While the stats give food for thought, is it true to say that social media does not work? Magda Hercheui from the guardian writes: “Social media platforms have huge potential to foster innovation in businesses of any size. They offer a space in which companies and individuals can benefit from having access to creative clusters of professionals who are willing to share their ideas. However, this creative stock of ideas is very difficult to properly exploit, because there is also a huge level of fragmentation: the conversations are going on everywhere, all the time, and it can seem that you need significant resources to explore these virtual spaces properly.”
So, is it a lack of innovation that is truly holding small businesses back. Every business person on the planet knows about social media and its importance, but do they keep apace with its changing developments and truly understand how to leverage it? On the other hand, many may feel they have done enough by engaging a marketing firm, who in turn deploys a few social media profiles with some stats and that’s it. Another factor is the small business community’s expectations of social media platforms, how they’re using them and the reality of the technologies are simply not aligned. For example a Google+ profile for business may down the road be critical, but how many are investing time and effort in the present? Big Firms are guilty of this as well.
Small business are interested in leads, which yes, can come with social media, ( learn to leverage twitter correctly) . But instead of ROI, expect Return on relationship, which takes longer, requires time/strategy and community building on your part, but ultimately will deliver higher quality leads. Perhaps it is the small business mindset that is truly to blame.
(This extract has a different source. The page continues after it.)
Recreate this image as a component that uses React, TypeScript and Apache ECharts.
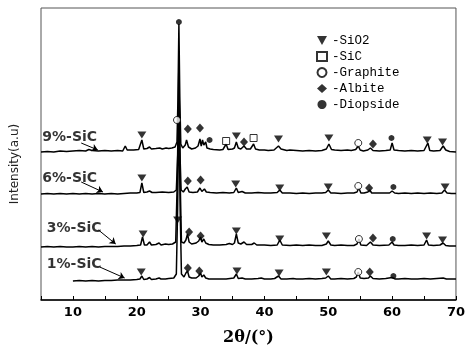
import React, { useEffect, useRef } from "react";
import * as echarts from "echarts";

// 2θ (deg) vs. intensity (a.u., stacked with offsets)
const curve9: [number, number][] = [
  [5,148],[6,148.5],[7,148],[8,149],[9,148.5],[10,149],[11,149.5],[12,149],[12.5,150.5],[13,149.5],[14,149],[15,149.5],[16,149],[17,149.5],[17.8,149],[18.2,154],[18.5,150],[19.5,150],[20.3,150.5],[20.8,160],[21.1,151],[21.6,151.5],[22,153],[22.3,151],[23,151.5],[23.6,152],[24,151],[24.6,152],[25,151.5],[25.5,152],[26.0,153],[26.3,158],[26.45,200],[26.6,276],[26.75,200],[26.9,156],[27.2,152],[27.6,155],[27.8,160],[28.1,153],[28.6,151],[29.2,152],[29.6,154],[29.9,161],[30.1,154],[30.3,160],[30.5,155],[30.8,158],[31.0,152],[31.5,151],[32,150.5],[33,150],[33.5,150.5],[34.0,156],[34.3,150.5],[35,151],[35.3,152],[35.6,158],[35.9,152],[36.3,151],[36.8,154],[37.2,151],[37.8,151],[38.3,156],[38.6,151],[39.2,150],[40,150],[40.6,149.5],[41.5,150],[42.2,154],[42.6,151],[43.5,149.5],[44,150],[45,149.5],[46,149],[47,149.5],[48,149],[49,149.5],[49.7,151],[50.1,156],[50.5,150.5],[51,150],[52,149.5],[53,150],[53.6,149.5],[54.3,150.5],[54.7,154],[55.0,150],[55.5,149],[56.2,150],[56.6,152],[57,149.5],[58,149],[59,149.5],[59.7,150],[60.0,157],[60.3,150],[61,149.5],[62,149],[63,149.5],[64,149],[65,149.5],[65.6,157],[65.9,149.5],[66.5,149],[67.5,149.5],[68,154],[68.4,150],[69,148.5],[70,148]
];
const curve6: [number, number][] = [
  [5,106],[6,106.5],[7,106],[8,106.5],[9,106],[10,106.5],[11,106],[12,106.5],[13,106],[14,106.5],[15,106],[16,106.5],[17,106],[18,106.5],[19,107],[20,107],[20.5,107.5],[20.8,117],[21.1,107.5],[21.6,108],[22,109],[22.4,107.5],[23,107.5],[24,108],[25,107.5],[25.8,108],[26.2,110],[26.45,150],[26.6,190],[26.75,150],[26.95,110],[27.3,108],[27.6,111],[27.9,113],[28.2,108],[28.8,107.5],[29.5,108],[29.9,112],[30.2,108.5],[30.6,111],[30.9,108],[31.5,107.5],[32.5,107],[33.5,107.5],[34.5,107],[35.2,107.5],[35.6,112],[35.9,107.5],[36.5,108.5],[37,107],[38,107],[39,107.5],[40,107],[41,107],[42,107.5],[42.4,110],[42.8,107],[44,107],[45,106.5],[46,107],[47,106.5],[48,107],[49,107],[49.6,107.5],[50,110],[50.4,107],[51,107],[52,106.5],[53,107],[54,107],[54.5,108],[54.8,112],[55.1,107],[55.6,107],[56.2,108],[56.5,110],[56.8,107],[57.5,107],[58.5,107],[59.6,107],[60.0,109],[60.4,107],[61,106.5],[62,107],[63,106.5],[64,107],[65,106.5],[66,107],[67,106.5],[67.8,107],[68.2,110],[68.6,107],[69.3,106.5],[70,106.5]
];
const curve3: [number, number][] = [
  [5,53],[6,53.5],[7,53],[8,53.5],[9,53],[10,53],[11,53.5],[12,53],[13,53.5],[14,53],[15,53.5],[16,53.5],[17,53.5],[18,54],[19,54],[20,54.5],[20.6,55],[20.9,63],[21.2,55],[21.6,55],[22,58],[22.3,55],[23,55.5],[23.5,57],[23.8,55],[24.5,56],[25,55.5],[25.6,56],[26.1,58],[26.35,120],[26.6,240],[26.8,120],[27.0,58],[27.4,57],[27.7,60],[27.95,66],[28.2,58],[28.6,56],[29.3,57],[29.7,59],[30.0,63],[30.2,58],[30.5,61],[30.8,57],[31.3,55.5],[32,55],[33,55],[34,55.5],[34.5,56.5],[35,55.5],[35.3,57],[35.6,66],[35.9,57],[36.3,56],[36.8,58],[37.2,55.5],[38,55.5],[38.4,57],[38.8,55],[40,55],[41,54.5],[42,55],[42.4,60],[42.8,55],[44,54.5],[45,55],[46,54.5],[47,55],[48,54.5],[49,54.5],[49.7,56],[50.0,59],[50.4,55],[51,54.5],[52,55],[53,54.5],[54,54.5],[54.5,56],[54.8,61],[55.1,55],[56,54.5],[56.6,58],[57,55],[58,54.5],[59.5,55],[60.0,58],[60.3,55],[61,54.5],[62,54.5],[63,55],[64,54.5],[65,55],[65.4,60],[65.7,55],[66.5,54.5],[67.5,55],[68,57],[68.4,54.5],[69,54],[70,54]
];
const curve1: [number, number][] = [
  [10,19],[11,19.5],[12,19],[13,19.5],[14,19],[15,19.5],[16,19.5],[17,20],[18,20],[19,20],[20,20.5],[20.5,21],[20.8,24],[21.1,20.5],[21.6,21],[22,22.5],[22.3,20.5],[23,21],[23.5,22],[23.8,21],[24.5,21],[25,21.5],[25.8,22],[26.2,26],[26.4,90],[26.6,200],[26.8,90],[27.0,26],[27.4,23],[27.7,27],[27.95,29],[28.2,23],[28.6,22],[29.3,22],[29.7,24],[30.0,27],[30.2,23],[30.5,25],[30.8,22],[31.3,21],[32,21],[33,21],[34,21],[34.6,21.5],[35.2,22],[35.6,26],[35.9,21.5],[36.5,22],[37,21],[38,21],[39,21.5],[39.5,22],[40,21],[41,21],[41.6,21.5],[42.2,24],[42.6,21],[43.5,21],[44.5,21.5],[45,21],[46,21],[47,21.5],[48,21],[49,21.5],[49.6,22],[50,24],[50.4,21],[51,21],[52,21.5],[53,21],[54,21.5],[54.4,23],[54.7,28],[55,22],[55.6,21.5],[56.3,22],[56.6,24],[57,21.5],[58,21],[59,21.5],[60,22.5],[60.5,21],[61,21],[62,21.5],[63,21],[64,21],[65,21.5],[66,21],[67,21.5],[68,22],[68.5,21],[69,21],[70,21]
];

// phase markers [2θ, intensity]
const sio2Marks: [number, number][] = [
  [20.8,165],[35.6,164],[42.2,161],[50.1,162],[65.5,160],[67.9,158],
  [20.8,122],[35.5,116],[42.4,112],[50,113],[68.3,113],
  [21,66],[26.4,80],[35.6,69],[42.4,61],[49.7,64],[65.4,64],[67.9,60],
  [20.7,28],[35.7,29],[42.3,27],[49.7,28]
];
const sicMarks: [number, number][] = [[34.0,159],[38.3,162]];
const graphiteMarks: [number, number][] = [[26.3,180],[54.7,157],[54.7,114],[54.8,61],[54.7,28]];
const albiteMarks: [number, number][] = [
  [28,171],[29.9,172],[36.8,158],[57.0,156],
  [28,119],[30,120],[56.4,112],
  [28.2,68],[30,64],[57,62],
  [28,32],[29.8,29],[56.5,28]
];
const diopsideMarks: [number, number][] = [[26.6,278],[31.4,160],[59.9,162],[60.2,113],[60.1,61],[60.2,24]];

const sampleNames = ["9%-SiC", "6%-SiC", "3%-SiC", "1%-SiC"];
const sampleLabelAt: [number, number][] = [[9.5,164],[9.5,123],[10.2,73],[10.2,37]];
const arrowFrom: [number, number][] = [[11.3,157],[11.3,118],[14.0,70],[14.2,33]];
const arrowTo: [number, number][] = [[13.9,150],[14.7,108],[16.7,56],[18.1,22]];

export default function App() {
  const ref = useRef<HTMLDivElement>(null);
  useEffect(() => {
    if (!ref.current) return;
    const chart = echarts.init(ref.current, undefined, { renderer: "svg" });
    const lineSeries = (name: string, data: [number, number][]) => ({
      name,
      type: "line",
      data,
      symbol: "none",
      lineStyle: { color: "#000", width: 1.5 },
      z: 2,
    });
    chart.setOption({
      animation: false,
      grid: { left: 41, right: 7, top: 8, bottom: 49, show: true, borderColor: "#555", borderWidth: 1 },
      xAxis: {
        type: "value",
        min: 5,
        max: 70,
        interval: 5,
        axisLine: { lineStyle: { color: "#000", width: 1.5 } },
        axisTick: { inside: true, length: 4, lineStyle: { color: "#000" } },
        axisLabel: {
          formatter: (v: number) => (v % 10 === 0 ? String(v) : ""),
          color: "#000",
          fontFamily: "DejaVu Sans",
          fontWeight: "bold",
          fontSize: 13,
          margin: 5,
          showMaxLabel: true,
        },
        splitLine: { show: false },
        name: "2θ/(°)",
        nameLocation: "middle",
        nameGap: 28,
        nameTextStyle: { color: "#000", fontFamily: "DejaVu Serif", fontWeight: "bold", fontSize: 16 },
      },
      yAxis: { type: "value", min: 0, max: 292, show: false },
      legend: {
        data: [
          { name: "SiO2", icon: "path://M0,0L10,0L5,9Z" },
          { name: "SiC" },
          { name: "Graphite" },
          { name: "Albite" },
          { name: "Diopside" },
        ],
        orient: "vertical",
        left: 311,
        top: 29,
        itemWidth: 10,
        itemHeight: 9,
        itemGap: 3,
        formatter: (n: string) => "-" + n,
        textStyle: { color: "#000", fontFamily: "Liberation Mono", fontSize: 12.5 },
      },
      graphic: [
        {
          type: "text",
          x: 14,
          y: 164,
          rotation: Math.PI / 2,
          style: {
            text: "Intensity(a.u)",
            fontFamily: "DejaVu Sans",
            fontSize: 12,
            fill: "#222",
            textAlign: "center",
            textVerticalAlign: "middle",
          },
        },
      ],
      series: [
        lineSeries("9%", curve9),
        lineSeries("6%", curve6),
        lineSeries("3%", curve3),
        lineSeries("1%", curve1),
        {
          name: "SiO2", type: "scatter", data: sio2Marks, symbol: "triangle", symbolRotate: 180,
          symbolSize: [9, 7], itemStyle: { color: "#000" }, z: 5,
        },
        {
          name: "SiC", type: "scatter", data: sicMarks, symbol: "rect", symbolSize: [7, 7],
          itemStyle: { color: "#fff", borderColor: "#000", borderWidth: 1 }, z: 5,
        },
        {
          name: "Graphite", type: "scatter", data: graphiteMarks, symbol: "circle", symbolSize: 7,
          itemStyle: { color: "#fff", borderColor: "#000", borderWidth: 1 }, z: 5,
        },
        {
          name: "Albite", type: "scatter", data: albiteMarks, symbol: "diamond", symbolSize: [8, 9],
          itemStyle: { color: "#000" }, z: 5,
        },
        {
          name: "Diopside", type: "scatter", data: diopsideMarks, symbol: "circle", symbolSize: 6,
          itemStyle: { color: "#000" }, z: 5,
        },
        {
          name: "samples",
          type: "scatter",
          symbolSize: 0,
          data: sampleNames.map((n, i) => ({ name: n, value: sampleLabelAt[i] })),
          label: {
            show: true,
            position: "inside",
            formatter: (p: any) => p.name,
            color: "#000",
            fontFamily: "DejaVu Sans",
            fontWeight: "bold",
            fontSize: 14,
          },
          markLine: {
            silent: true,
            symbol: ["none", "arrow"],
            symbolSize: 6,
            label: { show: false },
            lineStyle: { color: "#000", width: 1, type: "solid" },
            data: arrowFrom.map((f, i) => [{ coord: f }, { coord: arrowTo[i] }]),
          },
          z: 6,
        },
      ],
    });
    return () => chart.dispose();
  }, []);
  return <div ref={ref} style={{ position: "fixed", left: 0, top: 0, width: 468, height: 349 }} />;
}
Radius Intelligence a San Francisco company that collects and analyzes small business data, studied information to determine the U.S. cities that have the greatest percentages of small businesses active on the Web and social media. Houston is the fourth-largest city in the U.S. and is widely recognized for having a business-friendly environment, yet determined that small Houston businesses are not incredibly active on social media. Perhaps this example is unique to one city, but the issue overall comes down to mentality:
“Many small business though, just don’t have a place in social media, says Stephanie Schwab, CEO of Crackerjack Marketing. They join because of peer pressure and media pressure even though they don’t understand what they’re trying to get out of a social-media campaign. Some businesses make the mistake of prioritizing social-media activities over marketing techniques already proved to work, such as having a website.”